The general idea behind web scraping is to retrieve data from a website and convert it into a format that is usable for any kind of analysis. In this tutorial, I will be going through a detail but simple explanation of how to scrape data in Python using BeautifulSoup and I will be scraping Wikipedia to find out all the s&p ticker list present in https://en.wikipedia.org/wiki/List_of_S%26P_400_companies. Refer http://www.compjour.org/warmups/govt-text-releases/intro-to-bs4-lxml-parsing-wh-press-briefings/ for BeautifulSoup tutorial. 

In [1]:
import requests
from bs4 import BeautifulSoup
import pandas as pd

# requests.get(url).text will ping a website and return you HTML of the website.
get_sp_500_ticker_url = requests.get('https://en.wikipedia.org/wiki/List_of_S%26P_400_companies').text

Beautiful Soup is a Python package for parsing HTML and XML documents. It creates a parse tree for parsed pages that can be used to extract data from HTML, which is useful for web scraping.

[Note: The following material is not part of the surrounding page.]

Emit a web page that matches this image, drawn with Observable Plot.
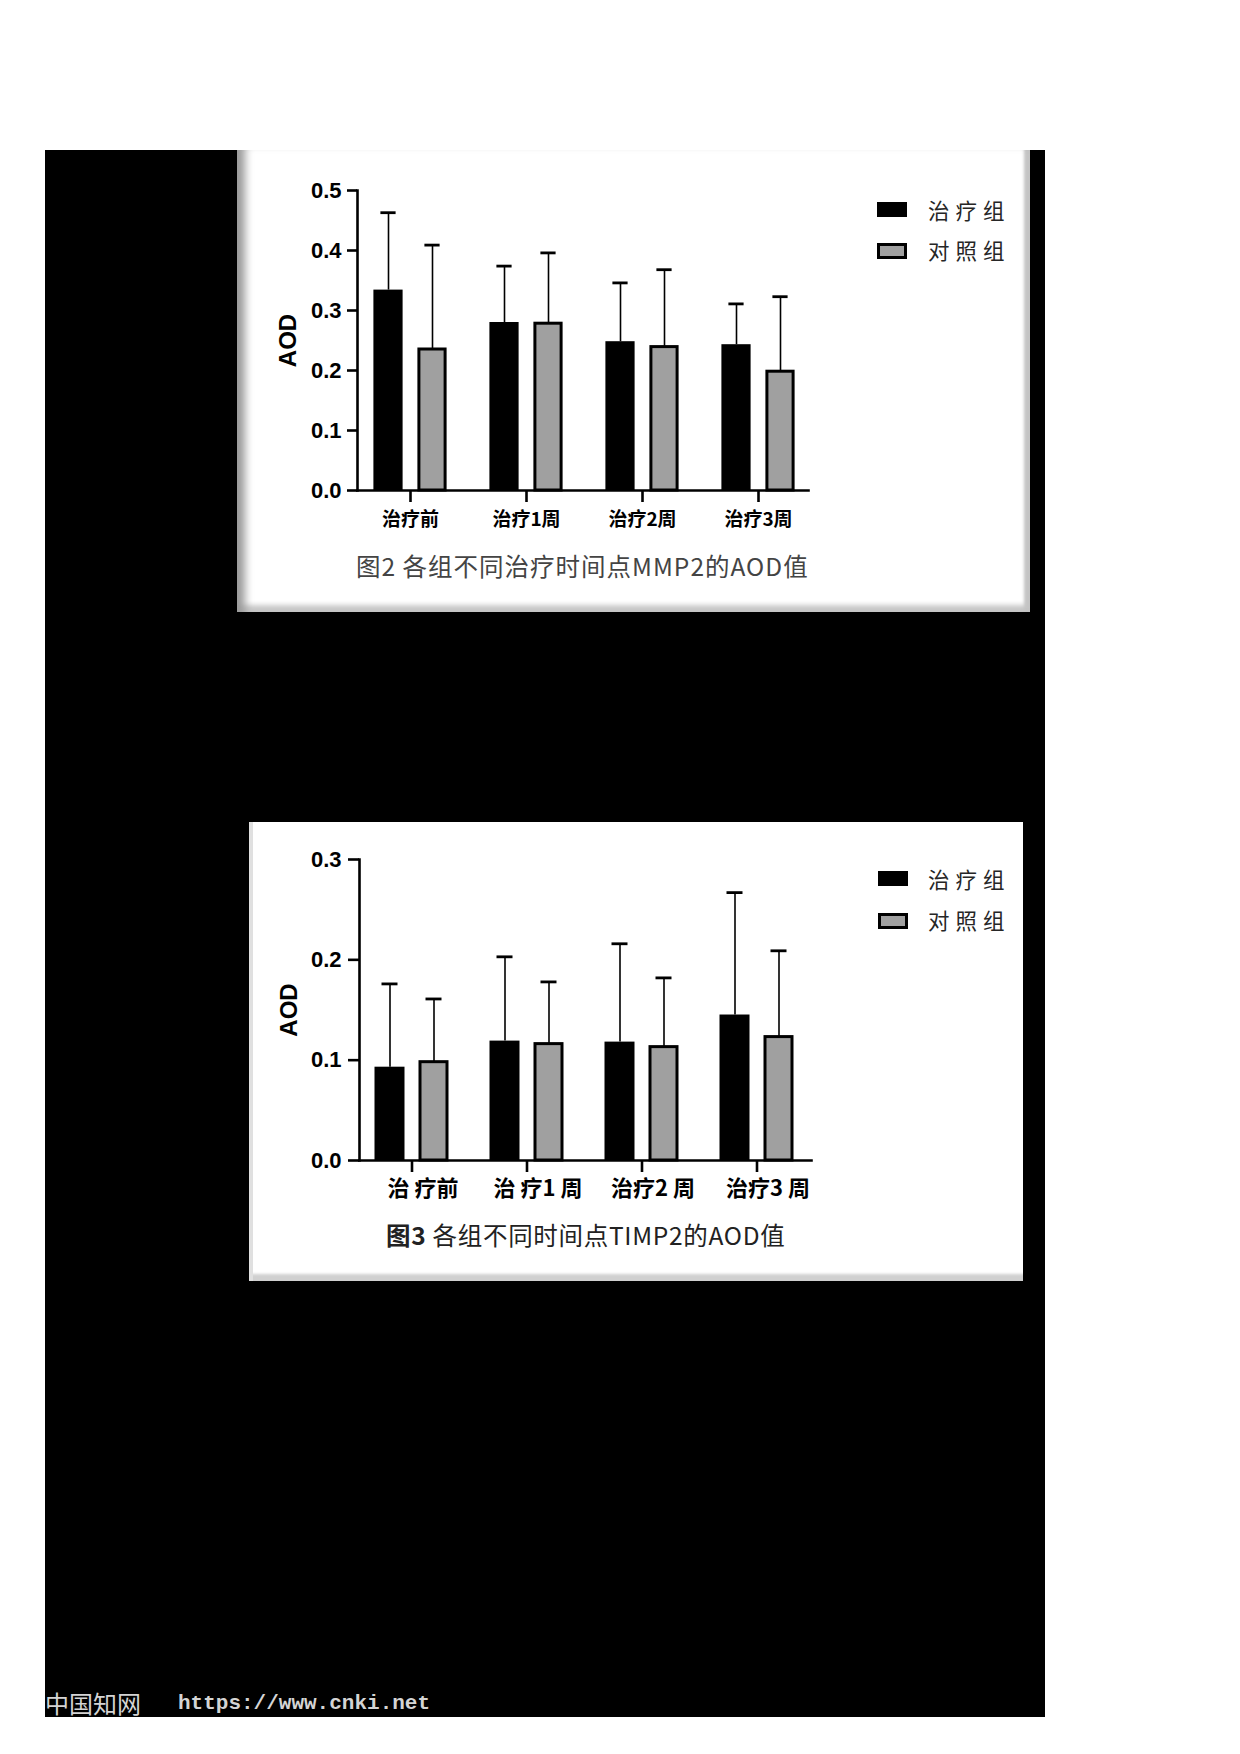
<!DOCTYPE html>
<html>
<head>
<meta charset="utf-8">
<script src="https://cdn.jsdelivr.net/npm/d3@7"></script>
<script src="https://cdn.jsdelivr.net/npm/@observablehq/plot@0.6"></script>
<style>
  html, body { margin: 0; padding: 0; background: #fff; }
  #page { position: relative; width: 1240px; height: 1754px; overflow: hidden; background: #fff; }
  .abs { position: absolute; }
  .card { position: absolute; background: #fff; }
  .legtext { position: absolute; height: 30px; line-height: 30px; font-family: "Noto Sans CJK SC", sans-serif; font-size: 21.5px; letter-spacing: 6px; color: #262626; white-space: nowrap; }
  .sw { position: absolute; width: 30px; box-sizing: border-box; }
  .caption { position: absolute; height: 34px; line-height: 34px; font-family: "Noto Sans CJK SC", sans-serif; font-size: 24.5px; white-space: nowrap; }
  .chart svg { display: block; }
</style>
</head>
<body>
<div id="page">
  <div class="abs" style="left:45px;top:150px;width:1000px;height:1567px;background:#000;"></div>

  <div class="card" style="left:237px;top:150px;width:793px;height:462px;box-shadow: inset 14px 0 9px -6px #9a9a9a, inset -9px 0 3px -3px #c4c4c4, inset 0 -12px 5px -5px #c8c8c8;"></div>
  <div class="card" style="left:249px;top:822px;width:774px;height:459px;box-shadow: inset 4px 0 0 0 #e0e0e0, inset 0 -10px 3px -3px #d0d0d0;"></div>

  <div id="chart1" class="abs chart" style="left:237px;top:150px;"></div>
  <div id="chart2" class="abs chart" style="left:249px;top:822px;"></div>

  <!-- legend 1 -->
  <div class="sw" style="left:877px;top:202px;height:15px;background:#000;"></div>
  <div class="legtext" id="leg1a" style="left:928px;top:195px;"></div>
  <div class="sw" style="left:877px;top:243px;height:16px;background:#a0a0a0;border:3px solid #000;"></div>
  <div class="legtext" id="leg1b" style="left:928px;top:235px;"></div>

  <!-- legend 2 -->
  <div class="sw" style="left:878px;top:871px;height:15px;background:#000;"></div>
  <div class="legtext" id="leg2a" style="left:928px;top:864px;"></div>
  <div class="sw" style="left:878px;top:913px;height:16px;background:#a0a0a0;border:3px solid #000;"></div>
  <div class="legtext" id="leg2b" style="left:928px;top:905px;"></div>

  <div class="caption" id="cap1" style="left:356px;top:549px;color:#444;letter-spacing:1px;"></div>
  <div class="caption" id="cap2" style="left:386px;top:1218px;color:#222;letter-spacing:0.7px;"></div>

  <div class="abs" style="left:45px;top:1689px;height:28px;line-height:28px;font-family:'Noto Sans CJK SC',sans-serif;font-size:24px;color:#d4d4d4;white-space:nowrap;">中国知网</div>
  <div class="abs" style="left:178px;top:1690px;height:28px;line-height:28px;font-family:'Liberation Mono',monospace;font-weight:bold;font-size:21px;color:#d4d4d4;white-space:nowrap;">https://www.cnki.net</div>
</div>

<script>
// ---------- Data ----------
const seriesNames = ["治疗组", "对照组"];

// Figure 2: MMP2
const mmp2Categories = ["治疗前", "治疗1周", "治疗2周", "治疗3周"];
const mmp2Treat   = [0.334, 0.280, 0.248, 0.243];
const mmp2TreatSD = [0.129, 0.094, 0.098, 0.068];
const mmp2Ctrl    = [0.235, 0.278, 0.239, 0.198];
const mmp2CtrlSD  = [0.174, 0.118, 0.129, 0.125];
const mmp2Ticks   = [0, 0.1, 0.2, 0.3, 0.4, 0.5];
const mmp2Caption = "图2  各组不同治疗时间点MMP2的AOD值";

// Figure 3: TIMP2
const timp2Categories = ["治 疗前", "治 疗1 周", "治疗2 周", "治疗3 周"];
const timp2Treat   = [0.093, 0.119, 0.118, 0.145];
const timp2TreatSD = [0.083, 0.084, 0.098, 0.122];
const timp2Ctrl    = [0.098, 0.116, 0.113, 0.123];
const timp2CtrlSD  = [0.063, 0.062, 0.069, 0.086];
const timp2Ticks   = [0, 0.1, 0.2, 0.3];
const timp2CaptionBold = "图3";
const timp2Caption = " 各组不同时间点TIMP2的AOD值";

const yLabel = "AOD";

function makeChart(c) {
  const rows = c.cats.map((cat, i) => ({
    cat,
    treat: c.treat[i], treatTop: c.treat[i] + c.treatSD[i],
    ctrl: c.ctrl[i], ctrlTop: c.ctrl[i] + c.ctrlSD[i]
  }));
  const step = (c.xRange[1] - c.xRange[0]) / c.cats.length;
  const half = step / 2;
  const sw = 2.6;
  return Plot.plot({
    width: c.width, height: c.height,
    marginLeft: c.ml, marginRight: c.mr, marginTop: c.mt, marginBottom: c.mb,
    style: {background: "transparent", fontFamily: "'Liberation Sans', Arial, sans-serif", color: "#000", overflow: "visible"},
    x: {domain: c.cats, range: c.xRange, padding: 0, label: null},
    y: {domain: [0, c.yMax], label: null},
    marks: [
      Plot.ruleX(rows, {x: "cat", y1: "treat", y2: "treatTop", dx: -22, stroke: "#000", strokeWidth: 1.6}),
      Plot.ruleX(rows, {x: "cat", y1: "ctrl", y2: "ctrlTop", dx: 22, stroke: "#000", strokeWidth: 1.6}),
      Plot.tickY(rows, {x: "cat", y: "treatTop", insetLeft: half - 30, insetRight: half + 14, stroke: "#000", strokeWidth: 2.8}),
      Plot.tickY(rows, {x: "cat", y: "ctrlTop", insetLeft: half + 14, insetRight: half - 30, stroke: "#000", strokeWidth: 2.8}),
      Plot.barY(rows, {x: "cat", y: "treat", fill: "#000", insetLeft: half - 37, insetRight: half + 7}),
      Plot.barY(rows, {x: "cat", y: "ctrl", fill: "#a0a0a0", stroke: "#000", strokeWidth: 3, insetLeft: half + 8.5, insetRight: half - 35.5}),
      Plot.frame({anchor: "left", stroke: "#000", strokeWidth: sw}),
      Plot.frame({anchor: "bottom", stroke: "#000", strokeWidth: sw}),
      Plot.axisY({ticks: c.yTicks, tickFormat: d3.format(".1f"), tickSize: c.yTickSize, tickPadding: c.yTickPad, stroke: "#000", strokeWidth: sw, fontSize: 22, fontWeight: "bold", label: null}),
      Plot.axisX({tickSize: 12, tickPadding: 8, stroke: "#000", strokeWidth: sw, text: null, label: null}),
      Plot.axisX({tickSize: 12, tickPadding: c.catPad, stroke: null, fontSize: c.catFont, fontWeight: "bold", fontFamily: "'Noto Sans CJK SC', sans-serif", dx: c.catDx, label: null}),
      Plot.text([yLabel], {text: d => d, frameAnchor: "left", textAnchor: "middle", dx: c.labelDx, rotate: -90, fontSize: 24, fontWeight: "bold", fill: "#000"})
    ]
  });
}

document.getElementById("chart1").append(makeChart({
  cats: mmp2Categories, treat: mmp2Treat, treatSD: mmp2TreatSD, ctrl: mmp2Ctrl, ctrlSD: mmp2CtrlSD,
  yMax: 0.5, yTicks: mmp2Ticks,
  width: 603, height: 400, ml: 120, mr: 32, mt: 40, mb: 60,
  xRange: [113.3, 580.5], yTickSize: 10, yTickPad: 6, labelDx: -69, catFont: 19, catDx: 0, catPad: 10
}));

document.getElementById("chart2").append(makeChart({
  cats: timp2Categories, treat: timp2Treat, treatSD: timp2TreatSD, ctrl: timp2Ctrl, ctrlSD: timp2CtrlSD,
  yMax: 0.3, yTicks: timp2Ticks,
  width: 600, height: 398, ml: 110, mr: 38, mt: 37, mb: 60,
  xRange: [105.2, 565.2], yTickSize: 11, yTickPad: 7, labelDx: -70.5, catFont: 22, catDx: 11, catPad: 8
}));

document.getElementById("leg1a").textContent = seriesNames[0];
document.getElementById("leg1b").textContent = seriesNames[1];
document.getElementById("leg2a").textContent = seriesNames[0];
document.getElementById("leg2b").textContent = seriesNames[1];
document.getElementById("cap1").textContent = mmp2Caption;
const cap2 = document.getElementById("cap2");
const b = document.createElement("b"); b.textContent = timp2CaptionBold;
cap2.append(b, document.createTextNode(timp2Caption));
</script>
</body>
</html>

Prettify() function in BeautifulSoup will enable us to view how the tags are nested in the document.

In [8]:
detailed_info = BeautifulSoup(get_sp_500_ticker_url, 'lxml' )
# print(detailed_info.prettify())

By carefully inspecting the HTML script all under the table contents i.e. names of the ticker which we intend to extract is under class Wikitable Sortable. 

In [9]:
# find class ‘wikitable sortable’ in the HTML script.
sp_table_500 = detailed_info.find('table', {'class': 'wikitable sortable'})
# print(sp_table_500)

In [12]:
# extract all the links within <a>, we will use find_all() & we are not interested in any other types
sp_500_link = sp_table_500.find_all('a',{'rel':'nofollow' })
# sp_500_link

In [5]:
# extract the ticker but not the reports which is the name of countries.
sp_500_ticker = []
for ticker in sp_500_link:
    if ticker.text != 'reports':
        sp_500_ticker.append(ticker.text)
print(sp_500_ticker)

['AAN', 'ACHC', 'ACIW', 'ADNT', 'ATGE', 'ACM', 'ACC', 'AEO', 'AFG', 'AGCO', 'AHL', 'AKRX', 'ALE', 'ALEX', 'APY', 'ATI', 'AMCX', 'AN', 'ARW', 'ARRS', 'ASB', 'ASGN', 'ASH', 'ATO', 'ATR', 'AVNS', 'AVT', 'AYI', 'BBBY', 'BC', 'BCO', 'BDC', 'BID', 'BIG', 'BIO', 'BKH', 'BLKB', 'BMS', 'BOH', 'BRO', 'BXS', 'BYD', 'CABO', 'CAKE', 'CAR', 'CARS', 'CASY', 'CATY', 'CBSH', 'CBT', 'CC', 'CDK', 'CFR', 'CGNX', 'CHE', 'CHDN', 'CHFC', 'CHK', 'CIEN', 'CLB', 'CLGX', 'CLH', 'CLI', 'CMC', 'CMD', 'CMP', 'CNK', 'CNO', 'COHR', 'CONE', 'COR', 'CPE', 'CPT', 'CR', 'CREE', 'CRI', 'CRL', 'CRS', 'CRUS', 'CNX', 'CSL', 'CTLT', 'CUZ', 'CVLT', 'CXW', 'CW', 'CBRL', 'CY', 'DAN', 'DCI', 'DDS', 'DECK', 'DEI', 'DKS', 'DLPH', 'DLX', 'DNB', 'DNKN', 'DNOW', 'DO', 'DPZ', 'DRQ', 'DY', 'EAT', 'EGN', 'EHC', 'EME', 'ENR', 'ENS', 'EPC', 'EPR', 'ERI', 'ESL', 'ESV', 'EV', 'EVR', 'EWBC', 'EXEL', 'EXP', 'FAF', 'FDS', 'FHN', 'FICO', 'FII', 'FIVE', 'FLO', 'FR', 'FNB', 'FSLR', 'FULT', 'GATX', 'GEF', 'GEO', 'GGG', 'GHC', 'GME', 'GMED', 'GNTX',

In [6]:
# convert the list of tickers into Pandas DataFrame to work in python.
df = pd.DataFrame()
df['sp_500_ticker'] = sp_500_ticker
df

Unnamed: 0,sp_500_ticker
0,AAN
1,ACHC
2,ACIW
3,ADNT
4,ATGE
5,ACM
6,ACC
7,AEO
8,AFG
9,AGCO


In [7]:
# or export it to csv
export_ticker_500_to_csv = df.to_csv(r'/Users/XXXX/Downloads/ticker_500.csv')